**WHAT TO PRODUCE:**
Start at the line containing "Give me the" and stop at the line containing "import seaborn as sns"; copy those lines exactly, both ends included, and no others.

Stored data entries:

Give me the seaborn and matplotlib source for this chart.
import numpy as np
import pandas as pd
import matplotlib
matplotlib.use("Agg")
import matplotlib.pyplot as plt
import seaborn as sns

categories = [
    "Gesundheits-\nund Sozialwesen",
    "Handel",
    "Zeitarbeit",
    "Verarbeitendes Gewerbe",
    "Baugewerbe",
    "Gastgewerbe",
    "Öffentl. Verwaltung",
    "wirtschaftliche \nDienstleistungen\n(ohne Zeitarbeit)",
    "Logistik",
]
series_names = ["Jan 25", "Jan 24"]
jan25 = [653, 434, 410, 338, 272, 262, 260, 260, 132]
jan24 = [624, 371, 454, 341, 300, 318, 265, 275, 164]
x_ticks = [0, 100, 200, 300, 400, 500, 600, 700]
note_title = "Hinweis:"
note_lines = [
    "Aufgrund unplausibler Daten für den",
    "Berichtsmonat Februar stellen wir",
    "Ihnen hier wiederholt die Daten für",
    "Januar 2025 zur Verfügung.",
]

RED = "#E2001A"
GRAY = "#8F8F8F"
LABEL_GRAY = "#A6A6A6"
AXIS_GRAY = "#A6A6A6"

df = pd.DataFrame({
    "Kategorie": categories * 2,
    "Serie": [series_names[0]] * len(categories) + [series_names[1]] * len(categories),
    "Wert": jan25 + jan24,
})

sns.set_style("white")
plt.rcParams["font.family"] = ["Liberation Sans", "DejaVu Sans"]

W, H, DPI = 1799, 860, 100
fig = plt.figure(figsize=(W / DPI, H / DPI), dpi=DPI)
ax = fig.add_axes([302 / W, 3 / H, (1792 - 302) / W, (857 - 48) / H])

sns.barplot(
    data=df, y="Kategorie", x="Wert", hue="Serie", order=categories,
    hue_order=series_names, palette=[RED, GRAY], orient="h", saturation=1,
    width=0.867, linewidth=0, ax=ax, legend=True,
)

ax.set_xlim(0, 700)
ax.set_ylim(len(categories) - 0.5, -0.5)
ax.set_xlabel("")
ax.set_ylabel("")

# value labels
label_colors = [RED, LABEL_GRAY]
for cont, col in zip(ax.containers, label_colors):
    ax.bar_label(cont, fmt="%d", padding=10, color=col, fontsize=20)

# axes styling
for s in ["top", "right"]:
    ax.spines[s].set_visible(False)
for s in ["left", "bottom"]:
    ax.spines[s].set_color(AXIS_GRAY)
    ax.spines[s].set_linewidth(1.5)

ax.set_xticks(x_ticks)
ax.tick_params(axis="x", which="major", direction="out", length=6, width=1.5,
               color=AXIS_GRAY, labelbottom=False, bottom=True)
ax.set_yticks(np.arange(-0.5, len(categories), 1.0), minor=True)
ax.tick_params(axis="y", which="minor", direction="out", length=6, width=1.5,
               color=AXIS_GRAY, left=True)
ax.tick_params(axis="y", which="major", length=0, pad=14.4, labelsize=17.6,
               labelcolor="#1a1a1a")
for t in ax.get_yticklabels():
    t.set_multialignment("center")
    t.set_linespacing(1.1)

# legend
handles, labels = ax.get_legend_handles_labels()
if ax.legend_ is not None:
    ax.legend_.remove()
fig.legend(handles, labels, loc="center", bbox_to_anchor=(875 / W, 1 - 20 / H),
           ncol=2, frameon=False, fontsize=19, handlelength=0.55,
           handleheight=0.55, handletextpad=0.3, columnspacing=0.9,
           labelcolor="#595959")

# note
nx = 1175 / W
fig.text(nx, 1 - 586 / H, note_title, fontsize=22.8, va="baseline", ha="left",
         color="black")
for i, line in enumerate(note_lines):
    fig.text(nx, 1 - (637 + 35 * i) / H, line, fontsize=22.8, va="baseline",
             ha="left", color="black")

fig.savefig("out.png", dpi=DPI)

...

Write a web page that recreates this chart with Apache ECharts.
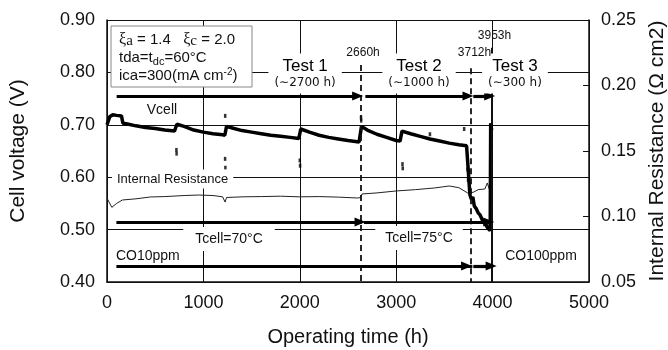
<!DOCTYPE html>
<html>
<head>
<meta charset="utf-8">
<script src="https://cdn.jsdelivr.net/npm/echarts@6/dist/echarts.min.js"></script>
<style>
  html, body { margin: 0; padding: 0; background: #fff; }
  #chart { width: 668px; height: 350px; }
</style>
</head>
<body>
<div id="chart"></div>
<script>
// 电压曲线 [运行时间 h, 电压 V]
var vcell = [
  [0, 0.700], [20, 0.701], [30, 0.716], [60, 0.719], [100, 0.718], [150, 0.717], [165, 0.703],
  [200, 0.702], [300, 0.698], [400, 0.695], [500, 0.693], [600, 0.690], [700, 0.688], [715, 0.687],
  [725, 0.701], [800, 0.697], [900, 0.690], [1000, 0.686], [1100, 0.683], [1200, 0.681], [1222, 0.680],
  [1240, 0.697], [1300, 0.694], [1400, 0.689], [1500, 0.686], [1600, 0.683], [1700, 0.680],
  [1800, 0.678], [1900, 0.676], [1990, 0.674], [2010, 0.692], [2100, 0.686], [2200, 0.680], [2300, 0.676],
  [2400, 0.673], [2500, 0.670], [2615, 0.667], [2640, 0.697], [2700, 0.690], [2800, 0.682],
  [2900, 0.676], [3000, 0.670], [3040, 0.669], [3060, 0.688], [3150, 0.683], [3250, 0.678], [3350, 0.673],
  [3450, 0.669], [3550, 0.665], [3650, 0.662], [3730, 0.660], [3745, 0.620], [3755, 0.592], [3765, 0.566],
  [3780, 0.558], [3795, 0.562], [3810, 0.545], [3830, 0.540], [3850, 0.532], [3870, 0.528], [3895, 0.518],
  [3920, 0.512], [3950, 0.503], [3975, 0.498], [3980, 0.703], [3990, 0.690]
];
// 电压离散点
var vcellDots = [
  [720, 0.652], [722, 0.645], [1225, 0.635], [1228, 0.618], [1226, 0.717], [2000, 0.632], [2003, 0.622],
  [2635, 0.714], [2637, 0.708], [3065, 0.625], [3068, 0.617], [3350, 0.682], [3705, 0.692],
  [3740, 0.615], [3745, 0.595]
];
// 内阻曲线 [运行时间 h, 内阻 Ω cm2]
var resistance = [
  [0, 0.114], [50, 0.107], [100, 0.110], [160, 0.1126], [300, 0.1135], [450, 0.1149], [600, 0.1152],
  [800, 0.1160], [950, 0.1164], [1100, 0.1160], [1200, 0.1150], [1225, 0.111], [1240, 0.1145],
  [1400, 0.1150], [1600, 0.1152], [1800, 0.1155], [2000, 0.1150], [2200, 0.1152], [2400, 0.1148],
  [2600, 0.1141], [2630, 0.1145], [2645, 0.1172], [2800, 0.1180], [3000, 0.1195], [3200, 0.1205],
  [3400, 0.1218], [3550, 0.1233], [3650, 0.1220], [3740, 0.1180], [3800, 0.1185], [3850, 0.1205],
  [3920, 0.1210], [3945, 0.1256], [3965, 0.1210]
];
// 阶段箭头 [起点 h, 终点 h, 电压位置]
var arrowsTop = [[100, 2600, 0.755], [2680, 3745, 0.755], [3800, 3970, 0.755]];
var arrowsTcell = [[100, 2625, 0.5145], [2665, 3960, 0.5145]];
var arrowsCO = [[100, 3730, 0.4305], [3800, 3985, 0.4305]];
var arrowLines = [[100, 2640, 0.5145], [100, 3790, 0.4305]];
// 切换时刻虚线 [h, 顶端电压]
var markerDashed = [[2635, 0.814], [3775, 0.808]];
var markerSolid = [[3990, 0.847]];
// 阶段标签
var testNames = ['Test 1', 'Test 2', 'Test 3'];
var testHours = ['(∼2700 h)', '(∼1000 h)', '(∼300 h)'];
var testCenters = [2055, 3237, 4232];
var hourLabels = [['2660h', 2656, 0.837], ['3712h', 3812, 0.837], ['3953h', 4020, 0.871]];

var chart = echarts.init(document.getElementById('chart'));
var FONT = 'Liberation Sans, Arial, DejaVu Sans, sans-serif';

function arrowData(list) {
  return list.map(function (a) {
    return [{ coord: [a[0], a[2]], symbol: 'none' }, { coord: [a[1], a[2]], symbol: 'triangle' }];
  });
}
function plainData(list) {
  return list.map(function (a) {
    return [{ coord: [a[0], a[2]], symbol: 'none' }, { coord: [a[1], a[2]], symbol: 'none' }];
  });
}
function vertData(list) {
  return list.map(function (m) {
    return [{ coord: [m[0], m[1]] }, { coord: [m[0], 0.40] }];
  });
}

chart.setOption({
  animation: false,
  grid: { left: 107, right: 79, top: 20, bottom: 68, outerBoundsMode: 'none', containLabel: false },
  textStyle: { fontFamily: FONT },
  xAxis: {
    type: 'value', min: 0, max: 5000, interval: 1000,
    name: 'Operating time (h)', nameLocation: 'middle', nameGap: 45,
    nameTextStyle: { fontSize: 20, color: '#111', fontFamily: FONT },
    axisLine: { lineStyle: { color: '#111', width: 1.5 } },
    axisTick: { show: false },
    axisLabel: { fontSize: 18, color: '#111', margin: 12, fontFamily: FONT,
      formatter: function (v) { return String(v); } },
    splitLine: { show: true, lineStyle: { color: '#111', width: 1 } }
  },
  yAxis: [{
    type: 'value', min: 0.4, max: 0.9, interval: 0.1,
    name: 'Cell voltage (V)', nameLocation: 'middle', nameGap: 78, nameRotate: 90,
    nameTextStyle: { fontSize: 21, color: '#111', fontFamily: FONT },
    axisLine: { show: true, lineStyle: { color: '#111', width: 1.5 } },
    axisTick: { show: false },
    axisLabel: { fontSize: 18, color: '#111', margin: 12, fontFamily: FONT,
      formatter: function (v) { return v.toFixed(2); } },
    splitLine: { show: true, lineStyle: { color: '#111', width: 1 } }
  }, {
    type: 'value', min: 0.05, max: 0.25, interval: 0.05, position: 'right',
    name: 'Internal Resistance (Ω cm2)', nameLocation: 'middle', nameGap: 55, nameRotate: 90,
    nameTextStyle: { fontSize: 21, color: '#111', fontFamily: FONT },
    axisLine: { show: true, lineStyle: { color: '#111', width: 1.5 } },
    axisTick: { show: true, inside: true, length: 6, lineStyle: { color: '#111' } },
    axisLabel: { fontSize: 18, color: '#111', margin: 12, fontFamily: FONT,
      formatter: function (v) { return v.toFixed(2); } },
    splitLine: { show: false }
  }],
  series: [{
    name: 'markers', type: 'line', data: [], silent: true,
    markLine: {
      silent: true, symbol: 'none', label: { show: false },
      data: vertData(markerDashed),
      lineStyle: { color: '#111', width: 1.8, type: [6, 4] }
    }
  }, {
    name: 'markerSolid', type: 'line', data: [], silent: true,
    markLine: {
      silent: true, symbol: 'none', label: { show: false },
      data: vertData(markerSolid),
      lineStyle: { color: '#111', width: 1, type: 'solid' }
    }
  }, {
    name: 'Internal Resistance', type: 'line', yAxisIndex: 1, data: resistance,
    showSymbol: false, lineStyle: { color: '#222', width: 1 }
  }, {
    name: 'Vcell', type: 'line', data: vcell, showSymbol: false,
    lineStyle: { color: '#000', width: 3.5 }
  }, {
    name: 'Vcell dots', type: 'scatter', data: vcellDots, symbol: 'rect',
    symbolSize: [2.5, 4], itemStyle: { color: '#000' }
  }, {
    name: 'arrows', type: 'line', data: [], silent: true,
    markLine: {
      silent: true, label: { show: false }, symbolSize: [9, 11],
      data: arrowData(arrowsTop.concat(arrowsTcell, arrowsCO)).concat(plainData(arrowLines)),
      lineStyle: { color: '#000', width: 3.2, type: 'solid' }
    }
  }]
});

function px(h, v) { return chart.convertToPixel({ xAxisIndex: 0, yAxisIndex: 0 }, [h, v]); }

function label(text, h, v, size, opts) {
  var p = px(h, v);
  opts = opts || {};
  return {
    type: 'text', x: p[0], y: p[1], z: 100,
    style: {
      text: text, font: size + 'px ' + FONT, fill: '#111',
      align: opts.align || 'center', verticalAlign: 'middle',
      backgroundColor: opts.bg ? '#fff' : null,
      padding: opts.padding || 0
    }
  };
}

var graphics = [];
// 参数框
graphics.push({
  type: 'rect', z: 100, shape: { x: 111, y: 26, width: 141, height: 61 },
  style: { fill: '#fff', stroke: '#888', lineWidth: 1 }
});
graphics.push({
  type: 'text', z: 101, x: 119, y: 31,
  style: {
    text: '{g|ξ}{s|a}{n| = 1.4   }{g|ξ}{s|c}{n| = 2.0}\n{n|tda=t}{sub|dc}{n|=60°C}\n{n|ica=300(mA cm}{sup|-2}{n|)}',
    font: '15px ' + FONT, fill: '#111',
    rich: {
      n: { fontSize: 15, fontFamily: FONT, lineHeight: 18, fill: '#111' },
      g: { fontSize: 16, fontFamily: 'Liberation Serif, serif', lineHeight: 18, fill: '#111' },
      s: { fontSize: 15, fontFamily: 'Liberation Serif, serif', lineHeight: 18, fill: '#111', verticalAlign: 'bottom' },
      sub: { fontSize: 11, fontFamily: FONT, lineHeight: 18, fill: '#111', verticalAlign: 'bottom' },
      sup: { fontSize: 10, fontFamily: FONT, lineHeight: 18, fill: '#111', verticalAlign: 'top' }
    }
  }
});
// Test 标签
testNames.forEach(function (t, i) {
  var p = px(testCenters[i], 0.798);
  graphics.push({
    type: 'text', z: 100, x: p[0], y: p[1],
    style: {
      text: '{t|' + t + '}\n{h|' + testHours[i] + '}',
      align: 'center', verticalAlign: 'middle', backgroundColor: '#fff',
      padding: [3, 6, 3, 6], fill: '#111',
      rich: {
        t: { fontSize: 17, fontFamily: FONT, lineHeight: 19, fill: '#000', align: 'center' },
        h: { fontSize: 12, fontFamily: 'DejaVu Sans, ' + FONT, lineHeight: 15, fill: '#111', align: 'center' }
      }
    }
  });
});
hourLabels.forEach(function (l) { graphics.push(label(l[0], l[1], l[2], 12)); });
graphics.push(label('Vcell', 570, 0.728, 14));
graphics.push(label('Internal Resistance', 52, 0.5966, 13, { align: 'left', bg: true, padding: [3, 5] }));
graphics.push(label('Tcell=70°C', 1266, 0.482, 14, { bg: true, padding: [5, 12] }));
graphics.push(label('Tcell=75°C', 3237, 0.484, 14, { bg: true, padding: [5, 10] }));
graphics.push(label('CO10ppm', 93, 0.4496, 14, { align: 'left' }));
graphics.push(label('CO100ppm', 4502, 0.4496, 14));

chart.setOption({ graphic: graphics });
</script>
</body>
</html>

--

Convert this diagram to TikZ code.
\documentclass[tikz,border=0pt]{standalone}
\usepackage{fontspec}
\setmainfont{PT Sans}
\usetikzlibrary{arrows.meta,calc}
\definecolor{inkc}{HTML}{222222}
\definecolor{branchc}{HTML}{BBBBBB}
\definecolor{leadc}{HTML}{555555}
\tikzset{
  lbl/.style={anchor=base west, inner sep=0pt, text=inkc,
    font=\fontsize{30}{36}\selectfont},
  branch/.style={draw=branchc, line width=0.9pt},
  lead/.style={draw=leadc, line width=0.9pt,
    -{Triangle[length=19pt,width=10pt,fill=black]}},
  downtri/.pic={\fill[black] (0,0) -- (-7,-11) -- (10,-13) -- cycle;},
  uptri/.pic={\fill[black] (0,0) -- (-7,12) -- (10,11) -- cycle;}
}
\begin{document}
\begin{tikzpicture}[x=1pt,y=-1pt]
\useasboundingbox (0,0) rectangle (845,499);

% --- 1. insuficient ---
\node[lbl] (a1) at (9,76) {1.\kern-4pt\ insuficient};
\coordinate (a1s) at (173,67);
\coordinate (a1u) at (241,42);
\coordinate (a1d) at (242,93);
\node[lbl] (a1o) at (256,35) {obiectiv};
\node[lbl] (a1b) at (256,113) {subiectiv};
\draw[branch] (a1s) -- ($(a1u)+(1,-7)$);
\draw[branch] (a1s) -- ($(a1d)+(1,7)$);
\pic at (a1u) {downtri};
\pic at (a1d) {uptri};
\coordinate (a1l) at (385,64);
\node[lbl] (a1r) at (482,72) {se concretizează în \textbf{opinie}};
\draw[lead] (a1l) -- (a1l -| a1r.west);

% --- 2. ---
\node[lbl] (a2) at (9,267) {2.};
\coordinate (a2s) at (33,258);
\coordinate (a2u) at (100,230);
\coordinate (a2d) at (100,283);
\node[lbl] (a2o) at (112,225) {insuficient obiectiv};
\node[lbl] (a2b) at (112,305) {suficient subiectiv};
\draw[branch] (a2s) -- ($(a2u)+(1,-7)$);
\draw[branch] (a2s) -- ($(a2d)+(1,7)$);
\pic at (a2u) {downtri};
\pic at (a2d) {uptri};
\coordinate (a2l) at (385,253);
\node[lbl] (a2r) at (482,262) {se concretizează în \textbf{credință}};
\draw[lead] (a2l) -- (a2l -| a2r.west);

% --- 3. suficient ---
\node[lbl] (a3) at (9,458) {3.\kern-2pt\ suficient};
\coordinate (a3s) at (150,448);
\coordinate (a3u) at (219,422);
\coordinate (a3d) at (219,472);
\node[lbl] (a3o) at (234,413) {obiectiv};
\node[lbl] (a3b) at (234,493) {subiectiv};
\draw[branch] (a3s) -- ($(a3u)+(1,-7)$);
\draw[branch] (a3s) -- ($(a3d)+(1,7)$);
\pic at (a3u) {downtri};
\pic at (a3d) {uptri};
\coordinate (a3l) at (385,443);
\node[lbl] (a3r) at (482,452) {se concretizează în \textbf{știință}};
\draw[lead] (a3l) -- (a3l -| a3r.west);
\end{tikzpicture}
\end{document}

**THE RESPONSE:**
Give me the seaborn and matplotlib source for this chart.
import numpy as np
import pandas as pd
import matplotlib
matplotlib.use("Agg")
import matplotlib.pyplot as plt
import seaborn as sns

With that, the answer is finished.